From the data that follows, copy every line holding the string "matplotlib".

PROVIDED ENTRIES.
________________

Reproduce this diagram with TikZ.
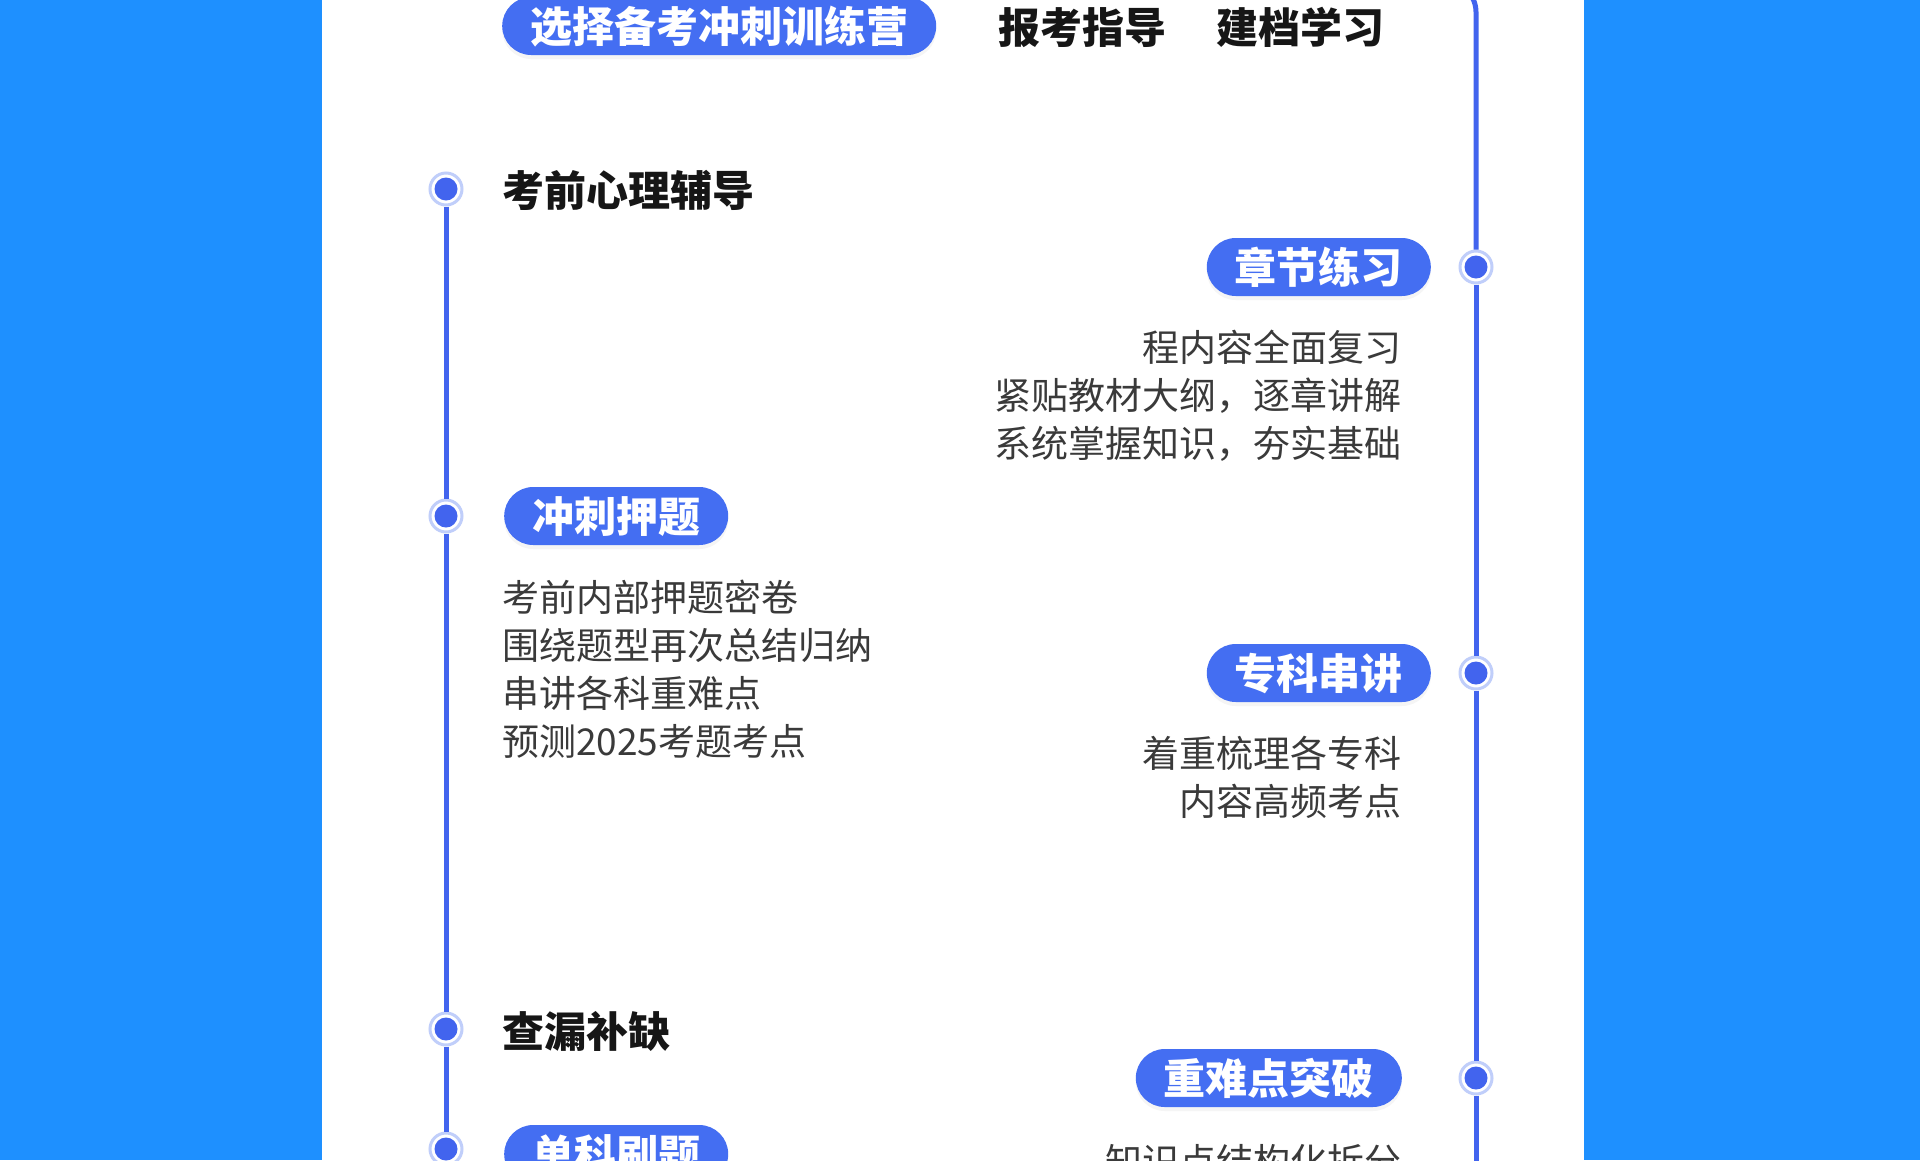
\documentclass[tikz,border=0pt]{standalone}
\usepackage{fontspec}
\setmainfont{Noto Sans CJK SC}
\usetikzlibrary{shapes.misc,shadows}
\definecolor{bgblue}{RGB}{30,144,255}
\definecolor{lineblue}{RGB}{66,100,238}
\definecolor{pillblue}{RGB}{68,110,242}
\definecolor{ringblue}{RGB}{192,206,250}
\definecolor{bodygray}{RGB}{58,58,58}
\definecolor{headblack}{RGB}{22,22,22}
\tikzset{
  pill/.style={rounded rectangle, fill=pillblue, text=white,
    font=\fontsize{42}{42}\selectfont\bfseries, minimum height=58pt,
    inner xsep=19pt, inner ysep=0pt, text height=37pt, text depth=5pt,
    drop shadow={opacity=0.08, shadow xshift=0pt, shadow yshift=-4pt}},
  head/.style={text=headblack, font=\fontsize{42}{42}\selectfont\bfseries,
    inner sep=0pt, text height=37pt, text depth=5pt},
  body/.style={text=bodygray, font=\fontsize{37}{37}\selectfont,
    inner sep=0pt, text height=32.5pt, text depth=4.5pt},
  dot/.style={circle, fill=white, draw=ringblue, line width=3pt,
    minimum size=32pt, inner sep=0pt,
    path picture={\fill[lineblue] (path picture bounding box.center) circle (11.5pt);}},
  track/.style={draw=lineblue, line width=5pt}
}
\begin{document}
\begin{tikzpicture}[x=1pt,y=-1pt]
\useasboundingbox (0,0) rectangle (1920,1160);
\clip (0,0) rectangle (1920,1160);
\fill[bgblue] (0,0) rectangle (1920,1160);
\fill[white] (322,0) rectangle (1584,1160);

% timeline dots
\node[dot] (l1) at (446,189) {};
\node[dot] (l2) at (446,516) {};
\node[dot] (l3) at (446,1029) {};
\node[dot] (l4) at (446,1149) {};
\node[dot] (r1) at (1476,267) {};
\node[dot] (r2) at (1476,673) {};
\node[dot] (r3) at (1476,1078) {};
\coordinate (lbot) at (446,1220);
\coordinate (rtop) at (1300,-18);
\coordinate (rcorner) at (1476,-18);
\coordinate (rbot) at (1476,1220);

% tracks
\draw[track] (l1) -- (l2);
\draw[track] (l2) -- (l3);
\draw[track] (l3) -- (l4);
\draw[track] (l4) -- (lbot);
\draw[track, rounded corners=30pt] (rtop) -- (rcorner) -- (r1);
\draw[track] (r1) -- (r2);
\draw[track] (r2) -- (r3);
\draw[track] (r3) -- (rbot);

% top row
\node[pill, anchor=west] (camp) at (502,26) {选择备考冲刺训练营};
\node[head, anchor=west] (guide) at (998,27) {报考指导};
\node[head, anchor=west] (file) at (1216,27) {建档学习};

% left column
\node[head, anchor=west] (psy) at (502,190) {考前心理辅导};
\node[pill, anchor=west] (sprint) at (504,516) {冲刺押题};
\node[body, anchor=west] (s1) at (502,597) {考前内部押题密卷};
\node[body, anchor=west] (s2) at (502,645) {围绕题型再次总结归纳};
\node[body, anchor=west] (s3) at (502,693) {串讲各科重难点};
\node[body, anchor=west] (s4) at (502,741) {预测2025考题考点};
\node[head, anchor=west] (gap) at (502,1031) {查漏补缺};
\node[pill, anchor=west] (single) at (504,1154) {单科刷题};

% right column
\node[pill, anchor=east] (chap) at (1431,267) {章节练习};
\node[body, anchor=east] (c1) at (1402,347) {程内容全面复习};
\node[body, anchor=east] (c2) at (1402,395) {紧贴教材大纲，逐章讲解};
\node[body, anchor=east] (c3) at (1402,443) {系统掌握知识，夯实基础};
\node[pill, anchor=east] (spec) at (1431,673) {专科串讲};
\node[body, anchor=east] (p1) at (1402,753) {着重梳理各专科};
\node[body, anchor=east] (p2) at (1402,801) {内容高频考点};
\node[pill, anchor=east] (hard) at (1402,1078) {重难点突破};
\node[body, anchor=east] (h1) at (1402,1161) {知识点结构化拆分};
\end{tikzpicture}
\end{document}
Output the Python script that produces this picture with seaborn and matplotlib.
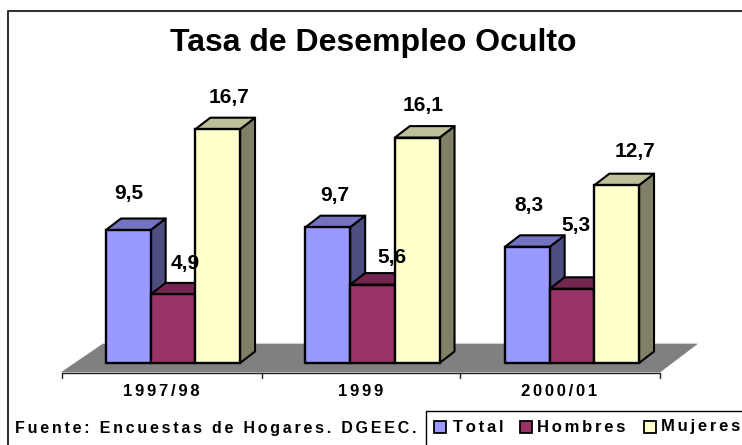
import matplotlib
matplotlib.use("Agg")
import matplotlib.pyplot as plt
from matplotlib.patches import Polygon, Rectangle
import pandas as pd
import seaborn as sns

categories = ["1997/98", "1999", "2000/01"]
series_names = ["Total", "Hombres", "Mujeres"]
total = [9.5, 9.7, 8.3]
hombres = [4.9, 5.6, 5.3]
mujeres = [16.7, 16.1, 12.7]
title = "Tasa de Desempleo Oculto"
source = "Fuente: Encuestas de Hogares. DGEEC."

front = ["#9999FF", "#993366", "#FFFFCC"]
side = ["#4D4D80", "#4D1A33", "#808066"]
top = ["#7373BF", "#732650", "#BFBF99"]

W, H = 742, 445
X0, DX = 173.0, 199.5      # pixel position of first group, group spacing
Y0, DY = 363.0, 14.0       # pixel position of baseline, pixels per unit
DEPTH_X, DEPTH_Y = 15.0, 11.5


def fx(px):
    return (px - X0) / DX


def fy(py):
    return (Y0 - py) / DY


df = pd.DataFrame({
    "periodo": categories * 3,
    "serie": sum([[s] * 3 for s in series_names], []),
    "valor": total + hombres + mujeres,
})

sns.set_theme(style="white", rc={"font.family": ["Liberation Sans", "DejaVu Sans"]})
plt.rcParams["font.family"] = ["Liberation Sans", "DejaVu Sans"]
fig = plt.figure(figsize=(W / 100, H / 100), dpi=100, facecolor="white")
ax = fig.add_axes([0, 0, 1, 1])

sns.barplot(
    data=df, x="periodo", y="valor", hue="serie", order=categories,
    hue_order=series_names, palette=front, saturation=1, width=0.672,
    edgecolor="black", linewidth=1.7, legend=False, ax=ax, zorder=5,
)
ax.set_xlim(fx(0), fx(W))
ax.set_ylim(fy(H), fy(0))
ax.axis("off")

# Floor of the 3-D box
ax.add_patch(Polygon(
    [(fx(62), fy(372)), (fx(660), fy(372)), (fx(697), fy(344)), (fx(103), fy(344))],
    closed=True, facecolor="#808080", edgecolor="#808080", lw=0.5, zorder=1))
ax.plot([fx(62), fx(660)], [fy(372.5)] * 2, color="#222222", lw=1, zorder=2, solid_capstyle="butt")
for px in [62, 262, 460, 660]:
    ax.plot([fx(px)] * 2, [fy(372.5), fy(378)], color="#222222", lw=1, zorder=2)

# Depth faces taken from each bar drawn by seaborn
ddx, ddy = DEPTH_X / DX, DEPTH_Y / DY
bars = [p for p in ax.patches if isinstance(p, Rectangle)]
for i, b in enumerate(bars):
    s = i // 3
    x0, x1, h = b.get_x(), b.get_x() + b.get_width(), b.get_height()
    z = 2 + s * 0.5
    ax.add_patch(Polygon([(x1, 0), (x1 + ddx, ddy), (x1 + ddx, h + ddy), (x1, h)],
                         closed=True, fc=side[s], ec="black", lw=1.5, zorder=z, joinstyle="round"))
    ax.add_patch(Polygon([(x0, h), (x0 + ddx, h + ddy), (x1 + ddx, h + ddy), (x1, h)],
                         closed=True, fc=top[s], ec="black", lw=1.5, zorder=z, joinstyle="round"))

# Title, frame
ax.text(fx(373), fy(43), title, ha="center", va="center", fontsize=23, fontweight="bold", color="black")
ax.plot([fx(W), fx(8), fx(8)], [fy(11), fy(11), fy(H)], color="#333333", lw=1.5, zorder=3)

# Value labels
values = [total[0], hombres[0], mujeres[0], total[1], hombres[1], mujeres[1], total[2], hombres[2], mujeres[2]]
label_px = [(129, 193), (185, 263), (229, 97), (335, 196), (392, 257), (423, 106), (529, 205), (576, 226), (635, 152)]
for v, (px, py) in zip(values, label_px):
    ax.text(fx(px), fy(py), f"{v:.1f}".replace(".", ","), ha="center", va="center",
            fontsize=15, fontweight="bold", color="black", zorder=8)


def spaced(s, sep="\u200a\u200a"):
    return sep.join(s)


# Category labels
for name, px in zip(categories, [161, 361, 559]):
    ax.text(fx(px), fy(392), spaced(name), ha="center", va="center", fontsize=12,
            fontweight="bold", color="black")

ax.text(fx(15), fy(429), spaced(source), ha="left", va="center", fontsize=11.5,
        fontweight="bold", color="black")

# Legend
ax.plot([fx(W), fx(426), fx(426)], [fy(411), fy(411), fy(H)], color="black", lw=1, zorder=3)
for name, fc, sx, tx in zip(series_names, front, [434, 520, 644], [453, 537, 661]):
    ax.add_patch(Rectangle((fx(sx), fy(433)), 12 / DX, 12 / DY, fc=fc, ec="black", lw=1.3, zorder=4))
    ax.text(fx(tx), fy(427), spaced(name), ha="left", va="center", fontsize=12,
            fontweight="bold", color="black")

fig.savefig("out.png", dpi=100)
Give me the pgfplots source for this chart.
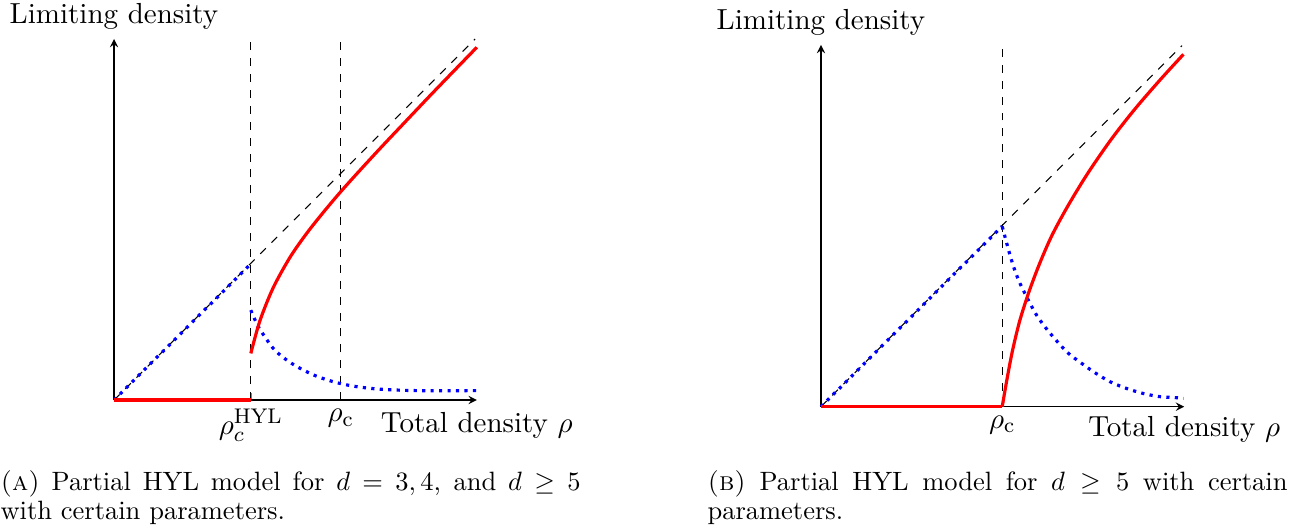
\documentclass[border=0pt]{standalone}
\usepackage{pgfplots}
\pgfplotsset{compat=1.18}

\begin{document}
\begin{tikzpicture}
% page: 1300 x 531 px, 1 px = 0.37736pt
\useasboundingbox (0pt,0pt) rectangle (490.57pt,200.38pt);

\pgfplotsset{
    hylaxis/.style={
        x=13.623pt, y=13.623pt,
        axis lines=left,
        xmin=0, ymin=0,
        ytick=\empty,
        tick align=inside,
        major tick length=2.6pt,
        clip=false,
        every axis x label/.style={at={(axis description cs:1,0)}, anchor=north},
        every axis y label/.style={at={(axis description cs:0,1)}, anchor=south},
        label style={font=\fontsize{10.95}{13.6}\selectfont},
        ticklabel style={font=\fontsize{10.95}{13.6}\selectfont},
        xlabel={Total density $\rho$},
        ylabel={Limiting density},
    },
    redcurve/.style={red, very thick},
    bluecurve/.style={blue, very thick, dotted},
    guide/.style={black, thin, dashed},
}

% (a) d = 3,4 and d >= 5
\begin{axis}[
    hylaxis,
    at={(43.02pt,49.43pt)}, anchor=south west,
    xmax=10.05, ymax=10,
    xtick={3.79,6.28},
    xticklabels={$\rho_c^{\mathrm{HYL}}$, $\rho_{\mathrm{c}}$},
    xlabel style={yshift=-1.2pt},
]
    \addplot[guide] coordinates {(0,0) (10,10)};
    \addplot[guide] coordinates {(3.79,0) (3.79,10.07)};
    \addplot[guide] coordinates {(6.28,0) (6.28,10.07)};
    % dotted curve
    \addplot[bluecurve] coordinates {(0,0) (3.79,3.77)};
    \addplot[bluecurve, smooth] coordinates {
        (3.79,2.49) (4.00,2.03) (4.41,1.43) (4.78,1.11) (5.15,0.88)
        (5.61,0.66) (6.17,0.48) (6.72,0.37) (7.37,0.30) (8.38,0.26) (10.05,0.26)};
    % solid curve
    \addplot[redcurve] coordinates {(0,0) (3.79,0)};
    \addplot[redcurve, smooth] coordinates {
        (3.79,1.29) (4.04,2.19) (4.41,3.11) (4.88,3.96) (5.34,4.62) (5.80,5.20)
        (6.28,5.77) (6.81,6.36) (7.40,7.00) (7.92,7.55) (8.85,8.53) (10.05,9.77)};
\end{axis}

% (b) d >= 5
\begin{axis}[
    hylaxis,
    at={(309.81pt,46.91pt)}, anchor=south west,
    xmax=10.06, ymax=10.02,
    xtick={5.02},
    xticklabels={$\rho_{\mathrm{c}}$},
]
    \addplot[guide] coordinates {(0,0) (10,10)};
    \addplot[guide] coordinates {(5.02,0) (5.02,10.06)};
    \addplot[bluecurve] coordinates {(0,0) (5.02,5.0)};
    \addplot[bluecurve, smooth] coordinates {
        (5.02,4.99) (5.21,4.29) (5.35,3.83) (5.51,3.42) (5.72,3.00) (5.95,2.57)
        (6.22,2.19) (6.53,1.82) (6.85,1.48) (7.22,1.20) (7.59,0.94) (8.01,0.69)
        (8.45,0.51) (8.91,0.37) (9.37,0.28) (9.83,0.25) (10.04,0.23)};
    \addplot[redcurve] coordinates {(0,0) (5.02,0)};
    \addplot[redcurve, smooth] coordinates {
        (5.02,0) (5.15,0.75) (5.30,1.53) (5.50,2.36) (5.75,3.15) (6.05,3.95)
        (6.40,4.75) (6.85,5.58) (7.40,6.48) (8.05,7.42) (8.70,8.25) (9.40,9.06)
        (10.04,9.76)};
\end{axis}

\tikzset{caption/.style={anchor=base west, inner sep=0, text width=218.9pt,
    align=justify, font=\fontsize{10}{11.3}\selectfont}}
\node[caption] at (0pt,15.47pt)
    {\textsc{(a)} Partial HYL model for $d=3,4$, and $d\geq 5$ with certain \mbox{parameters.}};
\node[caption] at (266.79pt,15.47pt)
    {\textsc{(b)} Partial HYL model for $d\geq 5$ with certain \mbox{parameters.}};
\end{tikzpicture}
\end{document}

________________

COMPLETE ANSWER.
Output the Python script that produces this picture with seaborn and matplotlib.
import matplotlib
matplotlib.use("Agg")
import matplotlib.pyplot as plt
from matplotlib.patches import Polygon, Rectangle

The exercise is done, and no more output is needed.